In the formal methodology of DFM, a scoring system is used measure the design efficiency, based on the performance object' and the manufacturing capability. Several alternate designs can be created using the principles of DFM, and the best design can then be chosen based on the scoring system. A conceptual view of a DFM scoring system is shown in Figure 1.5. A typical output of well-designed DFM products is shown in Table 1.2, which compares the design of a new product to older non-DFM designs. Such a product is the Hewlett Packard (now Agilent) 34401A Multi-meter. This case study was authored by Robert Williams and published in a book edited by the author (Shina, 1994). The product was designed using six sigma and QFD. It can be seen that the number of parts and assemblies have been reduced significantly over previous generations of multi-meters through the application of DFM as well as QFD principles during the design stage. In addition, the new product was introduced to manufacturing without any engineering change orders (ECOs) in the first year of production. A typical successful new development project for a new product using DFM could include the following activities:
• Score product and part designs in breadboard or early prototype stage, prior to initiating CAD drawings. This is important, since once the drawings are completed, it is difficult for design engineers who invested valuable time in the current drawings to redraw them based on DFM evaluations.
• Identify difficult assembly steps and determine if part design changes can make them easier to assemble.
• Test for redundant parts and review the use of nonstandard parts.
• Based on the DFM review, simplify and redesign the parts or final product, using competitive benchmarks, especially if the competition is successfully applying DFM. This design review may include changing process plans or assumptions. Generate a new design that is more efficient by eliminating redundant parts, making parts symmetrical and minimizing assembly motions.
• Rescore the new design and weigh benefits of redesign versus cost and quality adverse consequences, if any.
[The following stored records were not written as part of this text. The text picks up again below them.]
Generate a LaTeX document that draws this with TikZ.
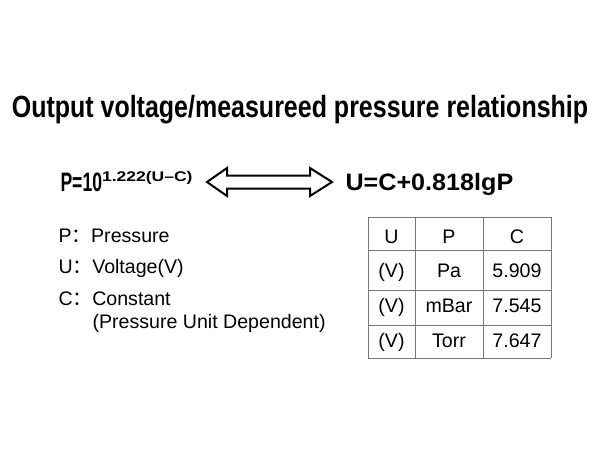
\documentclass[tikz,border=0pt]{standalone}
\usepackage{fontspec}
\setmainfont{Liberation Sans}
\newfontfamily\cjk{Noto Sans CJK SC}
\usepackage{tikz}
\tikzset{every picture/.style={line width=0.75pt}}
\tikzset{
  deftext/.style={anchor=base west, inner sep=0pt, font=\fontsize{14.7}{17}\selectfont},
  celltext/.style={anchor=base, inner sep=0pt, font=\fontsize{14.7}{17}\selectfont},
  gridline/.style={draw={rgb, 255:red, 120; green, 120; blue, 120}, line width=0.75}
}
\newcommand{\fcolon}{{\cjk ：}}

\begin{document}
\begin{tikzpicture}[x=0.75pt,y=0.75pt,yscale=-1,xscale=1]
      \useasboundingbox (0,0) rectangle (600,450);
      % title
      \draw (300,117) node (title) [anchor=base][inner sep=0pt] [font=\fontsize{23}{27}\selectfont\bfseries]
            {\scalebox{0.815}[1]{Output voltage/measureed pressure relationship}};
      % formulas
      \draw (60,191) node (lhs) [anchor=base west][inner sep=0pt] [font=\fontsize{20}{24}\selectfont\bfseries]
            {\scalebox{0.66}[1]{P=10}\raisebox{7pt}{\fontsize{10.5}{12}\selectfont\scalebox{1.25}[1]{1.222(U–C)}}};
      \draw (345,190) node (rhs) [anchor=base west][inner sep=0pt] [font=\fontsize{17.8}{21}\selectfont\bfseries]
            {\scalebox{1.06}[1]{U=C+0.818lgP}};
      \draw [line width=1.5] (207,182) -- (227,168) -- (227,175.5) -- (310,175.5) -- (310,168) -- (332,182)
            -- (310,196) -- (310,188.5) -- (227,188.5) -- (227,196) -- cycle;
      % definitions
      \draw (58,242) node (defP) [deftext] {P\fcolon Pressure};
      \draw (58,273) node (defU) [deftext] {U\fcolon Voltage(V)};
      \draw (58,305) node (defC) [deftext] {C\fcolon Constant};
      \draw (92,328) node (defCu) [deftext] {(Pressure Unit Dependent)};
      % table
      \foreach \x in {368,415,483,551} \draw [gridline] (\x,217) -- (\x,358);
      \foreach \y in {217,250,290,325,358} \draw [gridline] (368,\y) -- (551,\y);
      \foreach \r/\y/\u/\p/\c in {1/243/U/P/C, 2/277/{(V)}/Pa/5.909, 3/312/{(V)}/mBar/7.545, 4/347/{(V)}/Torr/7.647} {
        \node (u\r) [celltext] at (391.5,\y) {\u};
        \node (p\r) [celltext] at (449,\y) {\p};
        \node (c\r) [celltext] at (517,\y) {\c};
      }
\end{tikzpicture}
\end{document}
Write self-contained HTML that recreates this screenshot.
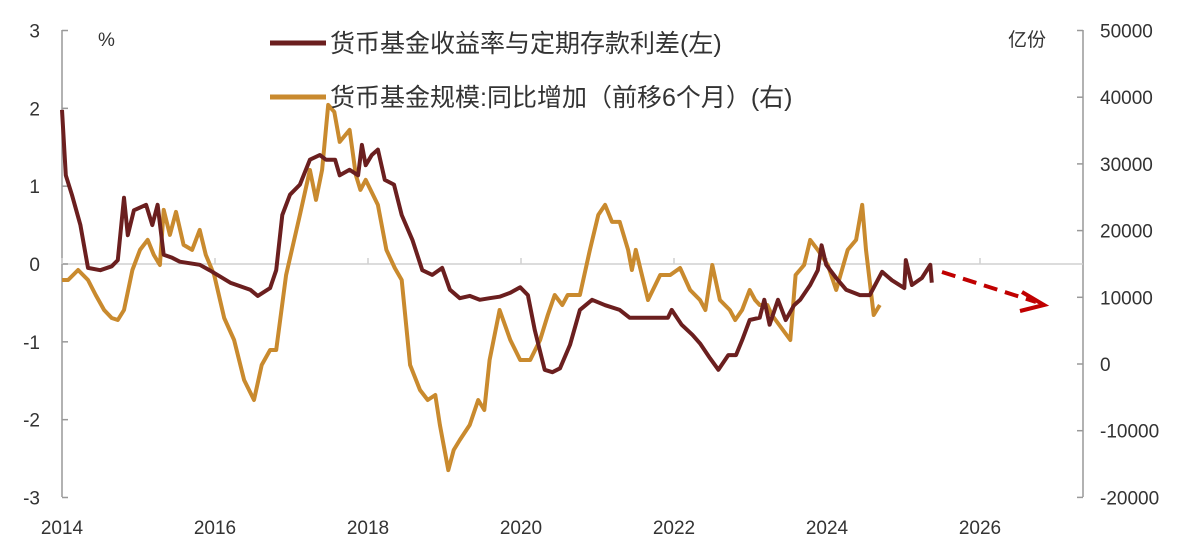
<!DOCTYPE html>
<html><head><meta charset="utf-8"><style>
body{margin:0;background:#fff;}
svg{display:block;font-family:"Liberation Sans","Noto Sans CJK SC",sans-serif;}
</style></head><body>
<svg id="chart" width="1197" height="555" viewBox="0 0 1197 555"></svg>
<script>
const spreadYears=[2014.00,2014.05,2014.13,2014.24,2014.34,2014.50,2014.65,2014.73,2014.81,2014.86,2014.94,2015.10,2015.18,2015.25,2015.33,2015.44,2015.54,2015.80,2015.93,2016.20,2016.46,2016.56,2016.72,2016.80,2016.88,2016.98,2017.11,2017.24,2017.37,2017.45,2017.57,2017.63,2017.76,2017.87,2017.92,2017.97,2018.05,2018.13,2018.22,2018.34,2018.44,2018.58,2018.71,2018.84,2018.97,2019.07,2019.20,2019.33,2019.46,2019.59,2019.72,2019.86,2019.99,2020.09,2020.18,2020.31,2020.41,2020.51,2020.64,2020.77,2020.93,2021.10,2021.29,2021.42,2021.69,2021.92,2021.97,2022.10,2022.24,2022.34,2022.47,2022.58,2022.71,2022.81,2022.89,2022.99,2023.12,2023.18,2023.25,2023.36,2023.46,2023.57,2023.65,2023.78,2023.88,2023.93,2023.99,2024.12,2024.25,2024.43,2024.56,2024.72,2024.85,2025.01,2025.03,2025.11,2025.24,2025.35,2025.37];
const spreadValues=[1.98,1.14,0.89,0.50,-0.05,-0.08,-0.03,0.05,0.85,0.37,0.69,0.76,0.50,0.76,0.12,0.08,0.03,-0.01,-0.08,-0.24,-0.33,-0.41,-0.31,-0.08,0.63,0.89,1.02,1.34,1.40,1.34,1.34,1.14,1.21,1.14,1.53,1.27,1.40,1.47,1.08,1.02,0.63,0.31,-0.08,-0.14,-0.05,-0.33,-0.44,-0.41,-0.46,-0.44,-0.42,-0.37,-0.30,-0.40,-0.85,-1.36,-1.39,-1.34,-1.04,-0.59,-0.46,-0.53,-0.59,-0.69,-0.69,-0.69,-0.59,-0.78,-0.91,-1.02,-1.21,-1.36,-1.17,-1.17,-0.98,-0.72,-0.69,-0.46,-0.78,-0.46,-0.72,-0.53,-0.46,-0.27,-0.08,0.24,-0.01,-0.18,-0.33,-0.40,-0.40,-0.10,-0.21,-0.31,0.05,-0.27,-0.18,-0.01,-0.24];
const scaleYears=[2014.00,2014.08,2014.21,2014.34,2014.44,2014.55,2014.65,2014.73,2014.81,2014.92,2015.02,2015.12,2015.20,2015.28,2015.33,2015.41,2015.49,2015.59,2015.70,2015.80,2015.88,2015.99,2016.12,2016.25,2016.38,2016.51,2016.61,2016.72,2016.80,2016.93,2017.11,2017.24,2017.32,2017.40,2017.48,2017.56,2017.63,2017.76,2017.84,2017.90,2017.97,2018.13,2018.24,2018.35,2018.44,2018.55,2018.68,2018.78,2018.88,2018.94,2019.05,2019.12,2019.20,2019.33,2019.44,2019.52,2019.59,2019.72,2019.86,2019.99,2020.12,2020.25,2020.35,2020.44,2020.54,2020.61,2020.77,2020.90,2021.01,2021.10,2021.19,2021.29,2021.40,2021.45,2021.50,2021.66,2021.82,2021.95,2022.08,2022.21,2022.34,2022.41,2022.50,2022.60,2022.73,2022.80,2022.89,2022.99,2023.06,2023.12,2023.22,2023.28,2023.52,2023.59,2023.70,2023.78,2023.88,2024.01,2024.12,2024.27,2024.38,2024.46,2024.51,2024.61,2024.69];
const scaleValues=[12600,12600,14100,12600,10350,8100,6900,6600,8100,14100,17100,18600,16350,14850,23100,19350,22800,17850,17100,20100,16350,13350,6900,3600,-2400,-5400,-150,2100,2100,13350,22350,29100,24600,29100,38850,37800,33300,35100,28350,26100,27600,23850,17100,14400,12600,-150,-3900,-5400,-4650,-9150,-15900,-12900,-11400,-9150,-5400,-6900,600,8100,3600,600,600,3600,7350,10350,8850,10350,10350,17100,22350,23850,21300,21300,17100,14100,17100,9600,13350,13350,14400,11100,9600,8100,14850,9600,8100,6600,8100,11100,9600,8850,8850,7350,3600,13350,14850,18600,17100,14850,11100,17100,18600,23850,17100,7350,8850];
const leftTicks=[3,2,1,0,-1,-2,-3];
const rightTicks=[50000,40000,30000,20000,10000,0,-10000,-20000];
const xTicks=[2014,2016,2018,2020,2022,2024,2026];

const NS="http://www.w3.org/2000/svg";
const svg=document.getElementById('chart');
const X0=62,X1=1083,yTop=30,yBot=497;
const xs=y=>X0+(y-2014)*76.5;
const yl=v=>264-v*77.83;
const yr=v=>364-v/10000*66.7;
function mk(tag,attrs,parent){const e=document.createElementNS(NS,tag);for(const k in attrs)e.setAttribute(k,attrs[k]);(parent||svg).appendChild(e);return e;}

// axes
let e=mk('line',{x1:X0,y1:yTop,x2:X0,y2:yBot,stroke:'#999','stroke-width':1.5});

e=mk('line',{x1:X1,y1:yTop,x2:X1,y2:yBot,stroke:'#999','stroke-width':1.5});

e=mk('line',{x1:X0,y1:yl(0),x2:X1,y2:yl(0),stroke:'#d0d0d0','stroke-width':1.5});


leftTicks.forEach(v=>{
  mk('line',{x1:X0,y1:yl(v),x2:X0+6,y2:yl(v),stroke:'#999','stroke-width':1.5});
  const t=mk('text',{x:40,y:yl(v)+7,'font-size':19,fill:'#333','text-anchor':'end'});
  t.textContent=v;
  
  
});
rightTicks.forEach(v=>{
  mk('line',{x1:X1-6,y1:yr(v),x2:X1,y2:yr(v),stroke:'#999','stroke-width':1.5});
  const t=mk('text',{x:1100,y:yr(v)+7,'font-size':19,fill:'#333'});
  t.textContent=v;
  
  
});
xTicks.forEach(v=>{
  mk('line',{x1:xs(v),y1:yl(0)-6,x2:xs(v),y2:yl(0),stroke:'#d0d0d0','stroke-width':1.5});
  const t=mk('text',{x:xs(v),y:534,'font-size':19,fill:'#333','text-anchor':'middle'});
  t.textContent=v;
  
  
});
let t=mk('text',{x:98,y:46,'font-size':19,fill:'#333'});t.textContent='%';

t=mk('text',{x:1008,y:46,'font-size':19,fill:'#333'});t.textContent='亿份';


// series
let d=scaleYears.map((y,i)=>(i?'L':'M')+xs(y).toFixed(1)+' '+yr(scaleValues[i]).toFixed(1)).join(' ');
e=mk('path',{d:d,fill:'none',stroke:'#c98a2e','stroke-width':4,'stroke-linejoin':'round'});

d=spreadYears.map((y,i)=>(i?'L':'M')+xs(y).toFixed(1)+' '+yl(spreadValues[i]).toFixed(1)).join(' ');
e=mk('path',{d:d,fill:'none',stroke:'#6b1f1f','stroke-width':4,'stroke-linejoin':'round'});


// arrow
e=mk('line',{x1:942,y1:272,x2:1036,y2:302,stroke:'#c00000','stroke-width':4,'stroke-dasharray':'14 8'});

e=mk('polyline',{points:'1022,292 1044,305 1020,311',fill:'none',stroke:'#c00000','stroke-width':4});


// legend
e=mk('line',{x1:270,y1:43,x2:326,y2:43,stroke:'#6b1f1f','stroke-width':5});

t=mk('text',{x:330,y:52,'font-size':25,fill:'#333'});t.textContent='货币基金收益率与定期存款利差(左)';

e=mk('line',{x1:270,y1:97,x2:326,y2:97,stroke:'#c98a2e','stroke-width':5});

t=mk('text',{x:330,y:106,'font-size':25,fill:'#333'});t.textContent='货币基金规模:同比增加（前移6个月）(右)';

</script>
</body></html>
Consider the impact on schedule, tooling, production, and part cost.
• Pursue chosen design approach.
Figure 1.5 Use of a DFM scoring system.
The objectives of DFM are more focused on design for low cost. This is accomplished through fewer parts, parts that are standardized, or parts that are easier for operators or production machines to assemble, hence requiring lower operator skills. The result of DFM analyst could be very beneficial toward achieving the goal of six sigma. A well-designed DFM part or assembly can have a much wider tolerance, or it can be easier to manufacture, resulting in reduced assembly defects. In addition, the design team can focus better on a smaller number of parts.
An interesting consequence of applying DFM to new designs, which will be discussed in the next chapter, results from the reduction in the number of parts. Each additional part carries with it a potential for more defects. A smaller number of parts reduces the opportunities to generate defects, hence making the part design more robust and closer to the six sigma goal.